Mais le sommet de ces journées a été, sans doute, l'heure quotidienne de lectures du Coran, de l'Évangile, des Psaumes, des textes mystiques islamiques, à laquelle assistaient tous les chrétiens et les musulmans, unis, durant les intervalles, dans une prière commune silencieuse.
– Dans une attitude de refus du syncrétisme autant que de l'esprit de croisade, les messages de sympathie entre chrétiens et musulmans s'échangent : c'est ce que fait l'Église catholique de France, en septembre 1976, à l'occasion de la fête musulmane El Fitr. De même qu'une prière solennelle, en cette occasion, a lieu à la mosquée de Paris.
– Dans le cadre des rencontres organisées par le groupe Église-Islam de la Confédération protestante de France, Roger Arnaldez, professeur de philosophie musulmane et d'islamologie à la Sorbonne, donne une conférence sur la spiritualité musulmane. Le professeur Ali Merad (musulman) présente lui la vision coranique du Christ.
– Le dialogue n'est pas moins recherché dans les publications. Nombre de périodiques présentent à leurs lecteurs comme une nouvelle approche de l'islam. Concilium, revue chrétienne internationale, consacre entièrement son 116e numéro au dialogue islamo-chrétien.
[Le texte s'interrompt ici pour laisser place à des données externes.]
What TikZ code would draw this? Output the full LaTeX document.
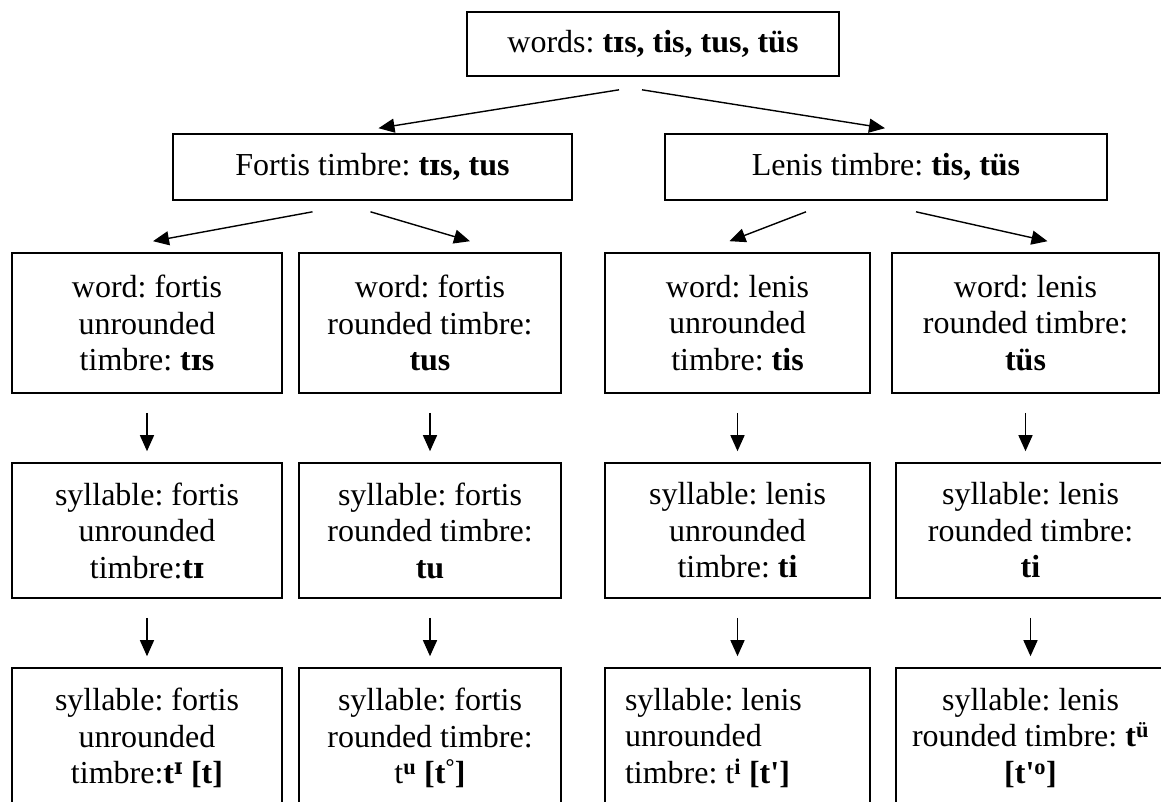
\documentclass[tikz,border=0pt]{standalone}
\usepackage{fontspec}
\setmainfont{Liberation Serif}
\newfontfamily\ipafont{DejaVu Serif}
\newcommand{\smI}{{\ipafont\bfseries\fontsize{29}{35}\selectfont ɪ}}
\newcommand{\smIsup}{{\ipafont\bfseries ɪ}}
\newcommand{\fixsp}{\spaceskip=8pt\relax}
\usetikzlibrary{arrows.meta,calc}
\begin{document}
\frenchspacing
\begin{tikzpicture}[x=1pt,y=-1pt,
  box/.style={draw, line width=1.6pt, align=center, inner sep=0pt,
    font=\fontsize{32}{36.5}\selectfont\frenchspacing},
  arr/.style={line width=1.4pt, -{Triangle[length=16pt,width=14pt]}}]
\clip (0,0) rectangle (1161,801);
\fill[white] (0,0) rectangle (1161,801);

\node[box, minimum width=372pt, minimum height=64pt] (top) at (653,44) {words: \textbf{t\smI s, tis, tus, tüs}};
\node[box, minimum width=399pt, minimum height=66pt] (fort) at (372.5,167) {Fortis timbre: \textbf{t\smI s, tus}};
\node[box, minimum width=442pt, minimum height=66pt] (len) at (886,167) {Lenis timbre: \textbf{tis, tüs}};

\node[box, minimum width=270pt, minimum height=140pt] (w1) at (147,323) {word: fortis\\unrounded\\timbre: \textbf{t\smI s}};
\node[box, minimum width=262pt, minimum height=140pt] (w2) at (430,323) {word: fortis\\rounded timbre:\\\textbf{tus}};
\node[box, minimum width=265pt, minimum height=140pt] (w3) at (737.5,323) {word: lenis\\unrounded\\timbre: \textbf{tis}};
\node[box, minimum width=267pt, minimum height=140pt] (w4) at (1025.5,323) {word: lenis\\rounded timbre:\\\textbf{tüs}};

\node[box, minimum width=270pt, minimum height=135pt] (s1) at (147,530.5) {syllable: fortis\\unrounded\\timbre:\textbf{t\smI}};
\node[box, minimum width=262pt, minimum height=135pt] (s2) at (430,530.5) {syllable: fortis\\rounded timbre:\\\textbf{tu}};
\node[box, minimum width=265pt, minimum height=135pt] (s3) at (737.5,530.5) {syllable: lenis\\unrounded\\timbre: \textbf{ti}};
\node[box, minimum width=269pt, minimum height=135pt] (s4) at (1030.5,530.5) {syllable: lenis\\rounded timbre:\\\textbf{ti}};

\node[box, minimum width=270pt, minimum height=140pt] (p1) at (147,738) {syllable: fortis\\unrounded\\timbre:\textbf{t\textsuperscript{\smIsup} [t]}};
\node[box, minimum width=262pt, minimum height=140pt] (p2) at (430,738) {syllable: fortis\\rounded timbre:\\t\textsuperscript{\textbf{u}} \textbf{[t\textsuperscript{°}]}};
\node[box, minimum width=265pt, minimum height=140pt, text width=225pt, inner xsep=20pt, align=left] (p3) at (737.5,738) {\fixsp syllable: lenis\\unrounded\\timbre: t\textsuperscript{\textbf{i}} \textbf{[t\textquotesingle]}};
\node[box, minimum width=269pt, minimum height=140pt] (p4) at (1030.5,738) {syllable: lenis\\rounded timbre: \textbf{t\textsuperscript{ü}}\\\textbf{[t\textquotesingle\textsuperscript{o}]}};

\draw[arr] ($(top.south)+(-34,13)$) -- ($(fort.north)+(6,-5)$);
\draw[arr] ($(top.south)+(-11,13)$) -- ($(len.north)+(-1,-5)$);
\draw[arr] ($(fort.south)+(-60,11)$) -- ($(w1.north)+(6,-11)$);
\draw[arr] ($(fort.south)+(-2,11)$) -- ($(w2.north)+(40,-11)$);
\draw[arr] ($(len.south)+(-80,11)$) -- ($(w3.north)+(-8,-11)$);
\draw[arr] ($(len.south)+(30,11)$) -- ($(w4.north)+(22,-11)$);

\foreach \a/\b in {w1/s1,w2/s2,w3/s3,w4/s4,s1/p1,s2/p2,s3/p3,s4/p4}{
  \draw[arr] ($(\a.south)+(0,19)$) -- ($(\a.south |- \b.north)+(0,-11)$);
}
\end{tikzpicture}
\end{document}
– Cette volonté de rencontre se manifeste aussi par des réalisations importantes sur le plan du symbole : c'est ainsi que les quarante-cinq mille musulmans (Nord-Africains et Turcs) qui résident en Alsace disposent dorénavant d'une mosquée à Saint-Louis, inaugurée le 17 septembre 1976, en présence de Gabriel Gilly, préfet du Haut-Rhin, et de Mgr L.A. Elchinger, évêque de Strasbourg. De même, une mosquée est inaugurée le 2 octobre à Laval (Mayenne), sous la présidence de André Pinçon, maire de la ville.